## ENTRIES
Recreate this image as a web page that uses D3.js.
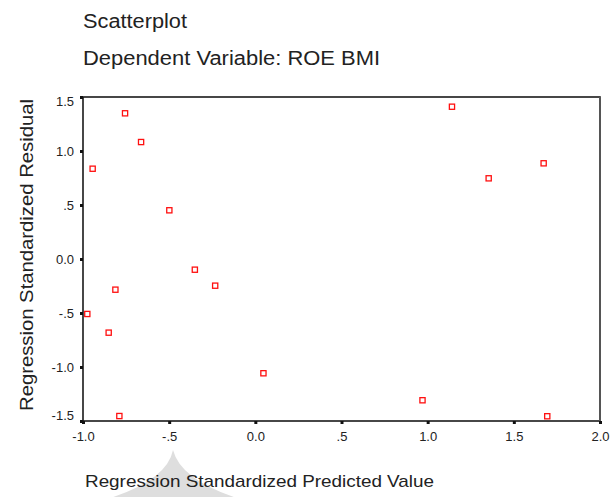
--
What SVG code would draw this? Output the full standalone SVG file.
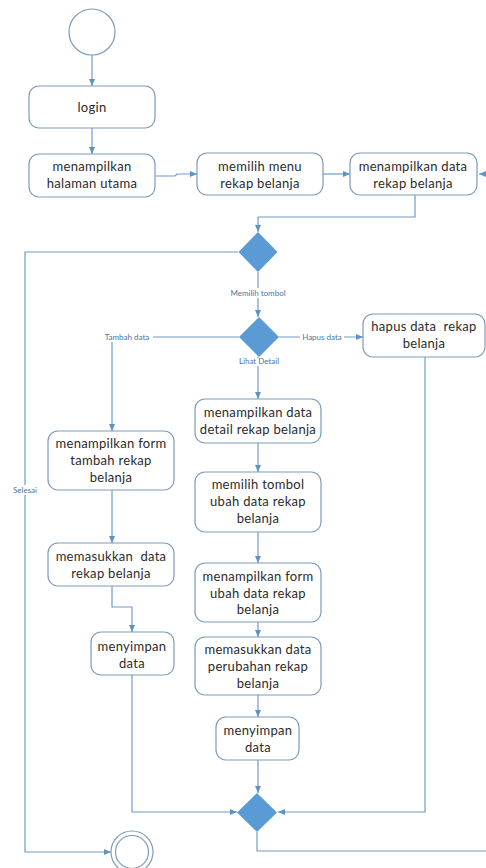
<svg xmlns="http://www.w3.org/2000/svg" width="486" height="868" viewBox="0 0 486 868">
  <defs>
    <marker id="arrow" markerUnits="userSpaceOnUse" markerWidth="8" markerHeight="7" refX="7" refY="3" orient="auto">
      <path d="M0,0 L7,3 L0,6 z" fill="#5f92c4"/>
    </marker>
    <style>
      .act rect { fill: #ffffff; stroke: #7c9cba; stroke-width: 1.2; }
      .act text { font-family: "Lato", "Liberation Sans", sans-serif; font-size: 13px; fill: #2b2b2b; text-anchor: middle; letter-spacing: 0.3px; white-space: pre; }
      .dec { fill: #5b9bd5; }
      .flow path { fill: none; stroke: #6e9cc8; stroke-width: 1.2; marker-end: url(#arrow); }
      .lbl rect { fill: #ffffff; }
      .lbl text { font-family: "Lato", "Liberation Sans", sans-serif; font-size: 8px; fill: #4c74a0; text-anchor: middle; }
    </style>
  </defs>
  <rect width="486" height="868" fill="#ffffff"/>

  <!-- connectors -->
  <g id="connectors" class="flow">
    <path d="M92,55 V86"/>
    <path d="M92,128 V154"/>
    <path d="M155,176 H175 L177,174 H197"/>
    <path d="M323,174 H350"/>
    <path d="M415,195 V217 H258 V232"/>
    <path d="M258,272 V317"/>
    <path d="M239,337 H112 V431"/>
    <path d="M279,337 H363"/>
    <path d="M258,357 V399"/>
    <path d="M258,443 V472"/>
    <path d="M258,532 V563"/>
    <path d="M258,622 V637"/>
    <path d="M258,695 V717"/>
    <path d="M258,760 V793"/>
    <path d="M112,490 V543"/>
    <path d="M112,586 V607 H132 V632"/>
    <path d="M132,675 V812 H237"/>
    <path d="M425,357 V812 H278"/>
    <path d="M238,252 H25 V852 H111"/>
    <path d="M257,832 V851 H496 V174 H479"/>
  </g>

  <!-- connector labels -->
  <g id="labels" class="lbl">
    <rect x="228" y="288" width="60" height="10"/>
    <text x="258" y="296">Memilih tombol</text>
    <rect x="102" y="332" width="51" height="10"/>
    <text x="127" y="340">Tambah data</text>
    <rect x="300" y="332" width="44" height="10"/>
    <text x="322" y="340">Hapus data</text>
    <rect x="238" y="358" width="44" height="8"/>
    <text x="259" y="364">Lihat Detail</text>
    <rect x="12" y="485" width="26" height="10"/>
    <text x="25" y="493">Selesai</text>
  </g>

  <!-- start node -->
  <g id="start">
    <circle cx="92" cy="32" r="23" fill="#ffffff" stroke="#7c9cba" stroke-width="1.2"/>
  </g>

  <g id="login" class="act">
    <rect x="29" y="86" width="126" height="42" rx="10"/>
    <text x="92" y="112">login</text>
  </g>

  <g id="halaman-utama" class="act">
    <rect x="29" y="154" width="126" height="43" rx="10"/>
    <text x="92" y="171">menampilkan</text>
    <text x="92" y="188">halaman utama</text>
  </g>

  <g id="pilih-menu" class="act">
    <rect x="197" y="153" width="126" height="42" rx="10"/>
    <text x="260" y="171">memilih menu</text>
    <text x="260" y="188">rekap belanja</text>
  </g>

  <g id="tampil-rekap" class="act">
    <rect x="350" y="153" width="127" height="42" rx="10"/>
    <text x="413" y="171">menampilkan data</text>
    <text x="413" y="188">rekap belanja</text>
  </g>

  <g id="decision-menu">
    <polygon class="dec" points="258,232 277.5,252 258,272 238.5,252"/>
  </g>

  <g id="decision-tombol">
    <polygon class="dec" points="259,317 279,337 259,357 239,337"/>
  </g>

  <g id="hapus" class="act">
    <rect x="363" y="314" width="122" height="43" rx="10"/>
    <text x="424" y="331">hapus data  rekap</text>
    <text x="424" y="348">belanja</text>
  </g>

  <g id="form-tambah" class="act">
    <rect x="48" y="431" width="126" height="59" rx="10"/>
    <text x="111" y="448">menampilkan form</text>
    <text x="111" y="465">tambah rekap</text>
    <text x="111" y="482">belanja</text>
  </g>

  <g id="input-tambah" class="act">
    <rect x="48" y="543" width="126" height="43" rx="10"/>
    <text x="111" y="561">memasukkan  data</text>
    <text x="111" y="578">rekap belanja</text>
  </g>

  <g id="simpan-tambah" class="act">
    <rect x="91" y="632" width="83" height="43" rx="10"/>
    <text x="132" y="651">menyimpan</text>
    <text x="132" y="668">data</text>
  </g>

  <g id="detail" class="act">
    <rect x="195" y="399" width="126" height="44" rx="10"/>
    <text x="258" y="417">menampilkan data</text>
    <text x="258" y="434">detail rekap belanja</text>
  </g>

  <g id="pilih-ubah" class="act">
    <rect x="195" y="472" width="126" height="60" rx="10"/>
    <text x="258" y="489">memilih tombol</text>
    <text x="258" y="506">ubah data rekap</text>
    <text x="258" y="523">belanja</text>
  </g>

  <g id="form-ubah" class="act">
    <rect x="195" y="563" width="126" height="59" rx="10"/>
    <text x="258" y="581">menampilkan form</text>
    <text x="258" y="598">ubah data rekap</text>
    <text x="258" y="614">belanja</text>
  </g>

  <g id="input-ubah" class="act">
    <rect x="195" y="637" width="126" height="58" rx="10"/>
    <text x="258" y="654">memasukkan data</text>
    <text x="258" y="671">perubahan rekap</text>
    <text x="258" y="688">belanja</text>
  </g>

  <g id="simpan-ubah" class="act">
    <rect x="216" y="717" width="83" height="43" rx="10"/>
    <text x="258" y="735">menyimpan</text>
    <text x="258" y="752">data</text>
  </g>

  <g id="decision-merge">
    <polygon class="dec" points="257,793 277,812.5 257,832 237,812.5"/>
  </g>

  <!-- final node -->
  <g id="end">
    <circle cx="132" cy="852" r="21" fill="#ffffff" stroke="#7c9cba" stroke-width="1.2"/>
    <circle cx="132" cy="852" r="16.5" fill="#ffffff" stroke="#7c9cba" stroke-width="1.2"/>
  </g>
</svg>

## TASK
Above are entries; state the number of lines among them that contain "this", and nothing else.

## EXERCISE OUTPUT
2